---- Available data

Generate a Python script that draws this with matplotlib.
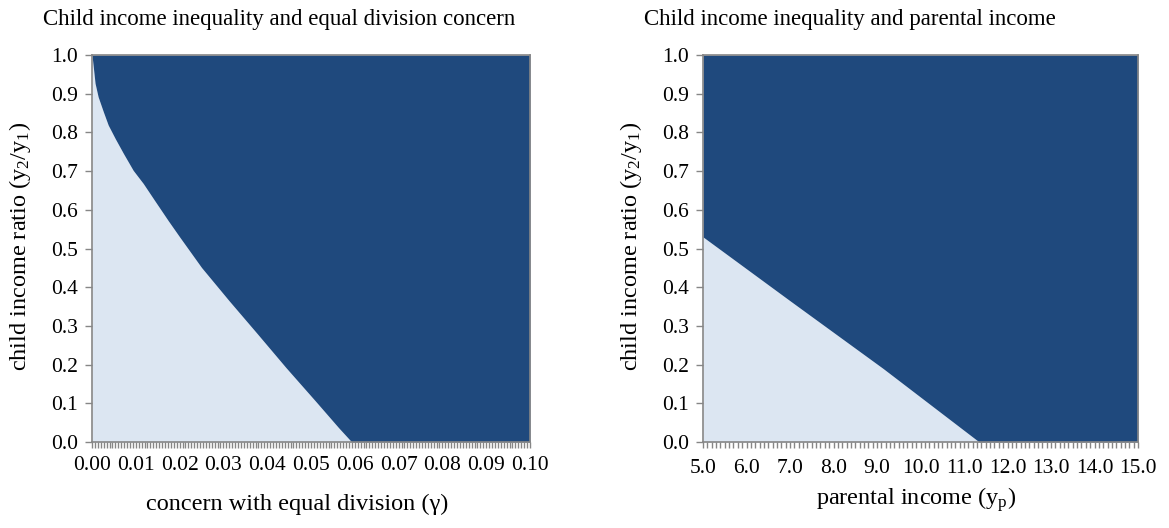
import numpy as np
import matplotlib
matplotlib.use("Agg")
import matplotlib.pyplot as plt

plt.rcParams['font.family'] = ['Liberation Serif', 'DejaVu Serif']
plt.rcParams['mathtext.fontset'] = 'custom'
plt.rcParams['mathtext.rm'] = 'Liberation Serif'
plt.rcParams['mathtext.it'] = 'Liberation Serif:italic'

# Threshold child income ratio as a function of equal-division concern
gamma = [0.0, 0.0007, 0.0014, 0.0026, 0.0037, 0.0053, 0.0072, 0.0094, 0.0117,
         0.0143, 0.0174, 0.0200, 0.0250, 0.0313, 0.0378, 0.0443, 0.0510,
         0.0563, 0.0593, 0.10]
ratio_gamma = [1.0, 0.927, 0.892, 0.853, 0.819, 0.784, 0.745, 0.702, 0.668,
               0.624, 0.572, 0.530, 0.451, 0.365, 0.279, 0.192, 0.106,
               0.037, 0.0, 0.0]

# Threshold child income ratio as a function of parental income
parental_income = [5.0, 7.0, 9.14, 11.35, 15.0]
ratio_income = [0.53, 0.365, 0.19, 0.0, 0.0]

gamma_labels = ['0.00', '0.01', '0.02', '0.03', '0.04', '0.05',
                '0.06', '0.07', '0.08', '0.09', '0.10']
income_labels = ['5.0', '6.0', '7.0', '8.0', '9.0', '10.0',
                 '11.0', '12.0', '13.0', '14.0', '15.0']
ratio_ticks = [0.0, 0.1, 0.2, 0.3, 0.4, 0.5, 0.6, 0.7, 0.8, 0.9, 1.0]

LIGHT = '#DCE6F2'
DARK = '#1F497D'
AXIS = '#868686'
W, H = 1169, 528

fig = plt.figure(figsize=(W / 100, H / 100), dpi=100)


def px_box(x0, y0, x1, y1):
    return [x0 / W, 1 - y1 / H, (x1 - x0) / W, (y1 - y0) / H]


def region_panel(ax, x, y, xlim, n_cat, labels, xpad):
    x = np.asarray(x, float)
    y = np.asarray(y, float)
    ax.fill_between(x, 0, y, color=LIGHT, lw=0)
    ax.fill_between(x, y, 1, color=DARK, lw=0)
    ax.set_xlim(*xlim)
    ax.set_ylim(0, 1)
    for s in ax.spines.values():
        s.set_color(AXIS)
        s.set_linewidth(1.2)
    ax.set_yticks(ratio_ticks)
    ax.set_yticklabels([f'{v:.1f}' for v in ratio_ticks])
    major = np.linspace(xlim[0], xlim[1], len(labels))
    ax.set_xticks(major)
    ax.set_xticklabels(labels)
    ax.set_xticks(np.linspace(xlim[0], xlim[1], n_cat + 1), minor=True)
    ax.tick_params(axis='y', length=5, width=1, color=AXIS, labelsize=15.5,
                   pad=5)
    ax.tick_params(axis='x', which='both', length=4, width=1, color=AXIS,
                   labelsize=15.5, pad=xpad)


ax1 = fig.add_axes(px_box(92, 55, 530, 442))
region_panel(ax1, gamma, ratio_gamma, (0.0, 0.10), 150, gamma_labels, 6)

ax2 = fig.add_axes(px_box(703, 55, 1138, 442))
region_panel(ax2, parental_income, ratio_income, (5.0, 15.0), 100,
             income_labels, 8)

fig.text(279 / W, 1 - 19 / H,
         'Child income inequality and equal division concern',
         ha='center', va='center', fontsize=16.5)
fig.text(850 / W, 1 - 19 / H,
         'Child income inequality and parental income',
         ha='center', va='center', fontsize=16.5)

fig.text(297 / W, 1 - 504 / H, 'concern with equal division (γ)',
         ha='center', va='center', fontsize=17.5)
fig.text(916 / W, 1 - 500 / H, r'parental income (y$_\mathrm{p}$)',
         ha='center', va='center', fontsize=17.5)

fig.text(20 / W, 1 - 246 / H, r'child income ratio (y$_2$/y$_1$)',
         ha='center', va='center', rotation=90, fontsize=17.5)
fig.text(631 / W, 1 - 246 / H, r'child income ratio (y$_2$/y$_1$)',
         ha='center', va='center', rotation=90, fontsize=17.5)

fig.savefig('out.png', dpi=100)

--------

Stated problem
The lines from the top of the data above through the one holding "plt.rcParams['mathtext.it'] = 'Liberation" are to be repeated exactly, and only those, with no pictures.

Solution for this exercise
Generate a Python script that draws this with matplotlib.
import numpy as np
import matplotlib
matplotlib.use("Agg")
import matplotlib.pyplot as plt

plt.rcParams['font.family'] = ['Liberation Serif', 'DejaVu Serif']
plt.rcParams['mathtext.fontset'] = 'custom'
plt.rcParams['mathtext.rm'] = 'Liberation Serif'
plt.rcParams['mathtext.it'] = 'Liberation Serif:italic'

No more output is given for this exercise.